1 "Vêm aí os russos, vêm aí os russos!" é um filme fracote dos anos sessenta do século passado que descreve as aventuras e desventuras da tripulação de um submarino soviético que, por incompetência do seu comandante, encalha na costa dos Estados Unidos. Os marinheiros que partem em busca de um barco que permita rebocar o submarino só querem sair dali para fora. Mas corre tudo tão mal que os EUA e a URSS ficam à beira da Terceira Guerra Mundial.
Corpo do artigo
Tenho-me lembrado deste filme a propósito da excitação generalizada em torno dos aviões russos que foram detetados, para empregar a terminologia oficial, em espaço aéreo sob responsabilidade portuguesa. Os nossos F-16 terão "parado" os russos; segundo outros, "intercetaram"; para outros ainda, "escoltaram". Há um aspeto, no entanto, que é sempre destacado: levámos a melhor e os aviões russos foram embora, mesmo que, como parece ter sido o caso, tenham compreendido que não eram bem-vindos por mensagem gestual, de cockpit para cockpit.
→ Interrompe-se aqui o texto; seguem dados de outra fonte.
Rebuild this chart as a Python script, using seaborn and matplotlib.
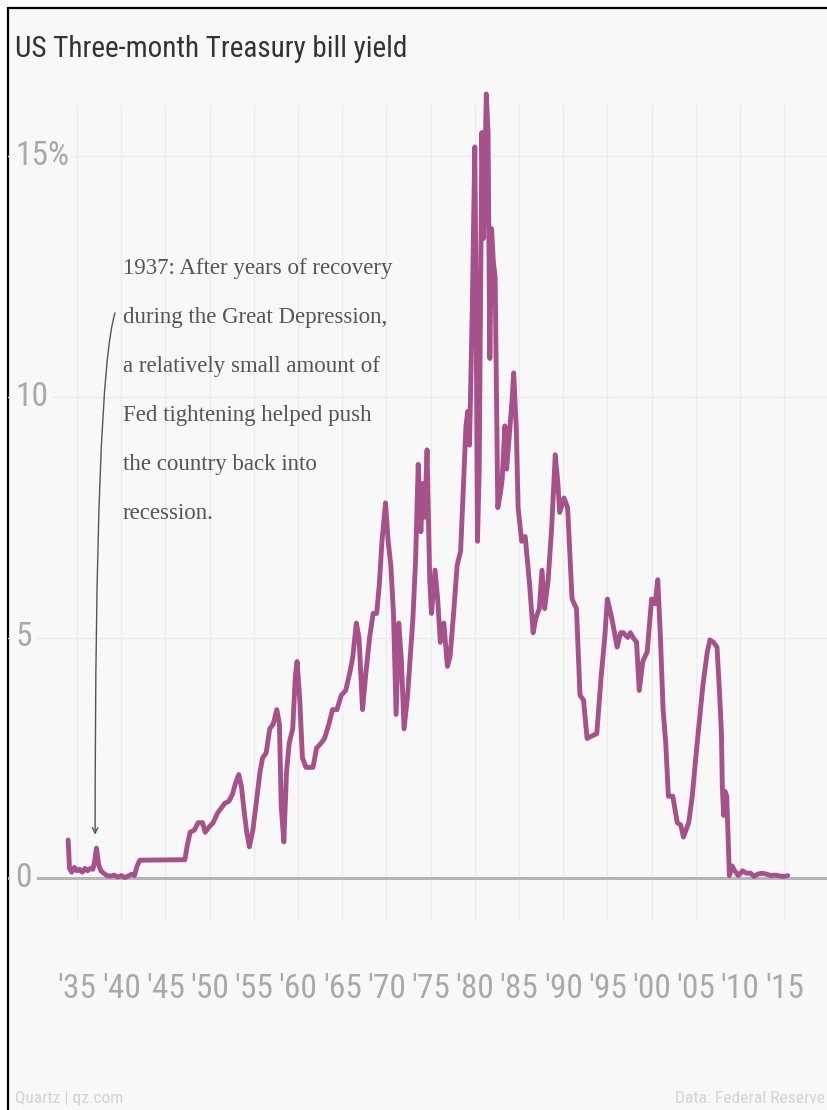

A questão não mereceria mais do que algumas linhas, não fosse o que tem por detrás. Com efeito, pela positiva, os nossos F-16 voam, os nossos pilotos sabem pilotá-los, e quando os aviões bombardeiros russos demoram a sair, fazemos troca de aviões: regressam uns à base, sem combustível, e ficam a acompanhar os russos dois outros com os depósitos cheios. É assim que as coisas deviam ser, espetaculares quanto baste, mas inofensivas.
Note-se que não fomos nós a maçar-nos com o assunto. O Comando da OTAN, que tem como incumbência vigiar o espaço aéreo europeu, assinalou o facto às nossas autoridades, envolvendo tanto o PR como o ministro da Defesa.
A OTAN, de facto, anda preocupada com a ameaça russa. Anunciou ter detetado "atividade aérea russa em larga escala na Europa", e ficamos além disso ao corrente de que em 2014, e até à data, foram já "intercetadas" mais de cem aeronaves russas, um número três vezes superior ao de 2013.
A verdade, note-se, é que a OTAN e Portugal não afirmam que as aeronaves russas estivessem a cometer um facto ilícito ou, muito menos, a violar o espaço aéreo de um dos seus membros. Estavam, isso sim (à luz do que se conhece), em espaço aéreo internacional, não dependente da jurisdição de nenhum Estado, mas em zona tida como de "segurança" de um dos membros da organização. Verdadeiramente, em alguns casos, a única ameaça causada pelos bombardeiros russos resulta de não terem mantido contacto via rádio com as autoridades civis de controlo do tráfego aéreo, não se garantindo, assim, que não houvesse risco para aeronaves civis. Mas, de certeza, esse risco era nulo ou quase nulo (considerando, por exemplo, a altura a que voavam as aeronaves), ou então o comunicado da OTAN, em tom algo alarmista, não se tinha ficado pelo "risco potencial" que detetou.
Mas, afinal, há perigo ou não há perigo real? É claro que não, e felizmente que não.
O que sucede é que, entre OTAN e Rússia, estamos entrados num clima muito parecido com o da Guerra Fria, e a solução mais do que tremida da Ucrânia não irá por certo ajudar a que se caminhe para o desanuviamento. Por isso, estas "bicadas" de parte a parte, esta invocação direta ou sub-reptícia de ameaças e riscos que pairam no espaço público e nas notas e comunicados oficiais.
Por outro lado, e já estava a estranhar a demora, cada vez mais vozes, a começar pela do muito belicoso-verbal secretário-geral da OTAN, pedem investimento militar a sério para garantir a nossa (europeia) defesa contra a ameaça russa, que teremos andado a subestimar ao longo dos anos. Ora, eu, quando me começa a cheirar demasiado a dinheiro e a canhões e a empenho muito apaixonado com a minha segurança, tendo a torcer o nariz, seguindo religiosamente o velho ditado de que, quando a esmola é muita, o pobre desconfia.
2. Na última semana, escrevi sobre Angola. Não devia tê-lo feito. Ou, melhor, só o deveria ter feito se fosse para malhar. Nas redes sociais, houve quem declarasse, sem corar, que o regime angolano é até mais perigoso, bem vistas as coisas, do que o da Coreia do Norte. E não faltou sequer um indigente a insinuar (primeiro) e a afirmar (logo a seguir) que o que eu escrevera resultava da mudança da composição acionista dos proprietários deste jornal. Sou um vendido, portanto. Serei. Mas o que esmagadoramente se confirmou é que uma parte da sociedade portuguesa teve, tem e vai continuar a ter um "problema" com Angola, muito mais até do que com o seu "regime". É pena.